Q:Can anyone help clarify this issue or point me in the of where to get advice?
In October 2005 I bought a house with my partner and rented out my home that I'd been living in for 5 years. During the 5 years I'd lived there, it had doubled in value and now I'm worried that unless I sell it next year (ie-within 36 months of moving out) I will have to pay on all of the equity. Even if I only pay CGT on the amount it's gone up while I've been renting it out it could still be a fair chunk as it's gone up about 10% during that time.

I'm really struggling to know what to do as if I sell it before mid December there's also a large redemption penalty to pay on the mortgage but the current tennant has said they will be leaving in around 4-6 weeks.
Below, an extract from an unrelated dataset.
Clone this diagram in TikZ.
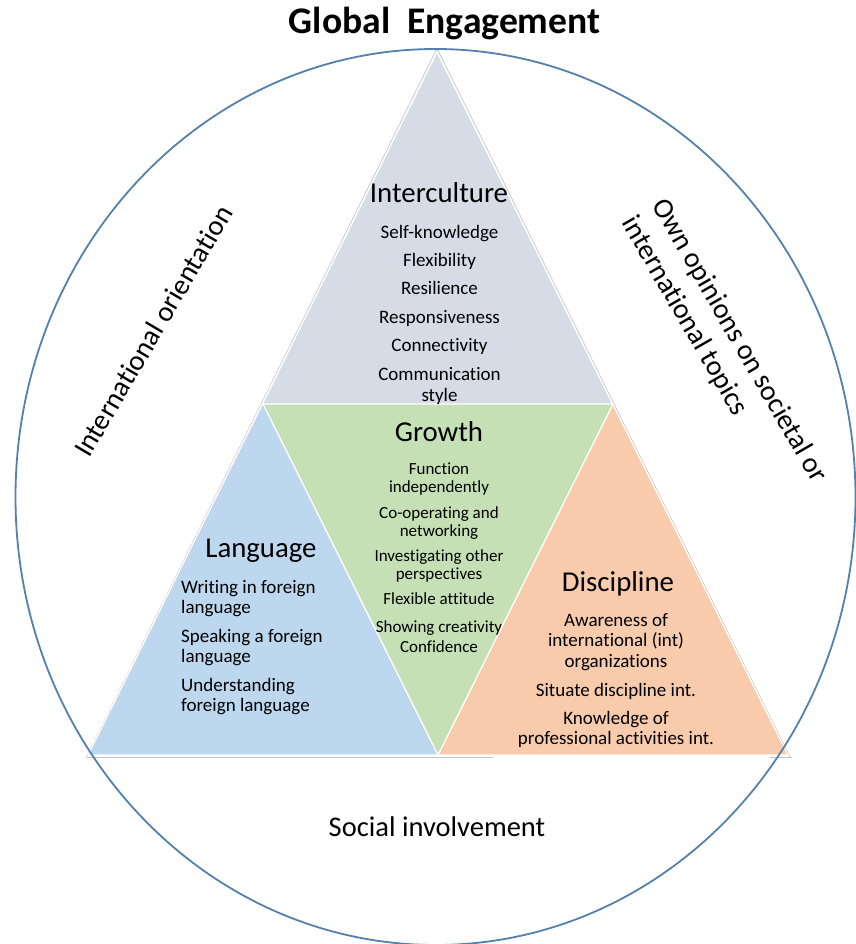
\documentclass[tikz,border=0pt]{standalone}
\usepackage{fontspec}
\setmainfont[Ligatures=NoCommon]{Carlito}
\definecolor{ringc}{RGB}{84,128,172}
\definecolor{intc}{RGB}{214,220,229}
\definecolor{groc}{RGB}{197,224,180}
\definecolor{lanc}{RGB}{189,215,238}
\definecolor{disc}{RGB}{248,203,173}
\definecolor{shadowc}{RGB}{195,195,195}
\tikzset{
  tri/.style={draw=white, line width=1.3pt, line join=miter},
  title/.style={font=\fontsize{28.8}{34}\selectfont, inner sep=0pt, anchor=base},
  item/.style={font=\fontsize{19}{21}\selectfont, inner sep=0pt, anchor=base, align=center},
  gitem/.style={font=\fontsize{17}{18}\selectfont, inner sep=0pt, anchor=base, align=center},
  ditem/.style={font=\fontsize{19}{20.5}\selectfont, inner sep=0pt, anchor=base, align=center},
  litem/.style={font=\fontsize{19}{20.5}\selectfont, inner sep=0pt, anchor=base west, align=left},
  outer/.style={font=\fontsize{28.5}{35}\selectfont, inner sep=0pt},
}
\begin{document}
\begin{tikzpicture}[x=1pt,y=-1pt]
\useasboundingbox (0,0) rectangle (855,944);
\coordinate (A) at (437,52);
\coordinate (L) at (263,404);
\coordinate (R) at (613,404);
\coordinate (BL) at (88,755);
\coordinate (BM) at (438,755);
\coordinate (BR) at (788,755);
% shadow lines
\draw[shadowc, line width=0.7pt] (86.5,757) -- (436,50.5) -- (438,50.5) -- (790,757);
\draw[shadowc, line width=0.7pt] (86.5,757) -- (493,757);
\draw[shadowc, line width=0.7pt] (770,757) -- (792,757);
% triangles
\fill[intc] (A) -- (L) -- (R) -- cycle;
\fill[groc] (L) -- (R) -- (BM) -- cycle;
\fill[lanc] (L) -- (BL) -- (BM) -- cycle;
\fill[disc] (R) -- (BM) -- (BR) -- cycle;
\draw[tri] (L) -- (R) -- (BM) -- cycle;
\draw[tri] (A) -- (BL) -- (BR) -- cycle;
% ring
\draw[ringc, line width=1.8pt] (435.5,497) ellipse [x radius=420, y radius=448];
% title
\node[font=\fontsize{37.6}{44}\selectfont\bfseries, inner sep=0pt, anchor=base] (gt) at (444.5,33.5) {Global\ \ Engagement};
% Interculture
\node[title] (it) at (439,202.5) {Interculture};
\node[item] (i1) at (439.5,238) {Self-knowledge};
\node[item] (i2) at (439.5,266) {Flexibility};
\node[item] (i3) at (439.5,294) {Resilience};
\node[item] (i4) at (439.5,323) {Responsiveness};
\node[item] (i5) at (439.5,351) {Connectivity};
\node[item] (i6) at (439.5,401) {Communication\\style};
% Growth
\node[title] (gr) at (439,441) {Growth};
\node[gitem] (g1) at (439,492.5) {Function\\independently};
\node[gitem] (g2) at (439,536.5) {Co-operating and\\networking};
\node[gitem] (g3) at (439,579.5) {Investigating other\\perspectives};
\node[gitem] (g4) at (439,604.5) {Flexible attitude};
\node[gitem, font=\fontsize{17}{20}\selectfont] (g5) at (439,652.5) {Showing creativity\\Confidence};
% Language
\node[title] (la) at (261,557.5) {Language};
\node[litem] (l1) at (181,613.5) {Writing in foreign\\language};
\node[litem] (l2) at (181,662.5) {Speaking a foreign\\language};
\node[litem] (l3) at (181,711.5) {Understanding\\foreign language};
% Discipline
\node[title] (di) at (618,591.5) {Discipline};
\node[ditem] (d1) at (616,667) {Awareness of\\international (int)\\organizations};
\node[ditem] (d2) at (616,696) {Situate discipline int.};
\node[ditem] (d3) at (616,744.5) {Knowledge of\\professional activities int.};
% outer texts
\node[outer, rotate=59.5] (io) at (153,331) {International orientation};
\node[outer, rotate=-60, align=left] (oo) at (724,350) {Own opinions on societal or\\international topics};
\node[outer, anchor=base] (si) at (437,836.5) {Social involvement};
\end{tikzpicture}
\end{document}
Do I re-let it and face having to give new tennants notice after their initial 6 months contract is up to avoid CGT that may be payable? Or do I put it on the market now and pay the redemption charge? Why do they make it so complicated!!! Any thoughts much appreciated.


A:Thanks both for your advice, it's clarified it for me and now seems a lot less daunting than it did yesterday!

A:Sorry should add that this is my understanding of cgt on a property you lived in and then chose to let out. Its based upon what I read on HMRC website last year. I'm not a tax expert and may have miss understood the HMRC guidance.

A:I don't think you need to worry yet, but you should do the maths and consider selling while there will still be no CGT to pay on it.

Here's the basic sum

the price you paid for the property = A
what it would sell for = B
total number of month ownership = C
Number of months lived in as PPR (Principal primary residence) = D
Number of months PPR exemption (or what ever its called) = 36
letting CGT relief = £40,000

So B-A = total gain (E)

E / C = monthly gain (F)

Chargable gain pre relief (G) = F * (C-D-36)

Chargeable gain – relief = G – 40,000. If this is greater than 0 then you have a CGT liability. However you might be able to apply taper relief to this (not sure as the ppr and letting relief is quite generous and it might be instead of taper relief) and you can apply your own personal cgt allowance so until G is greater than 50k you needn't worry (assuming the law remains the same regarding reliefs etc.)

hope this helps

Should you marry your partner you can also look at gifting them half the house just prior to sale to make use of their personal cgt allowance too.


A:CGT is worked out on the increase in value between buying and selling – "chargeable gain". You can discount the time it was your principle private residence [PPR] and, so long as it was your PPR at some stage, the last 3 years when working out CGT, also buying, selling and capital works costs [improvements rather than repairs], taper relief and your personal CGT allowance.
Some rough and ready round figures. Say after buying and selling costs you made £100K after owning for a total of 10 years you'd be able to discount 8/10ths [5yrs living there + last 3] which straight away reduces your taxable gain to £20K.
Taper relief is 5%pa after 3 yrs so the figure is discounted by another 35/40% down to about £13K when you can use your £9.2K personal CGT allowance [assuming you've not sold any other goodies that tax year] meaning your taxable gain will be just under £4K and you'll pay tax on it at 20 or 40% depending on your current tax rate.
CGT does have a lot of reliefs but your best bet would be to employ an accountant – they'll probably save you more than their fees in advising you when is best to sell and doing the return for you when you do.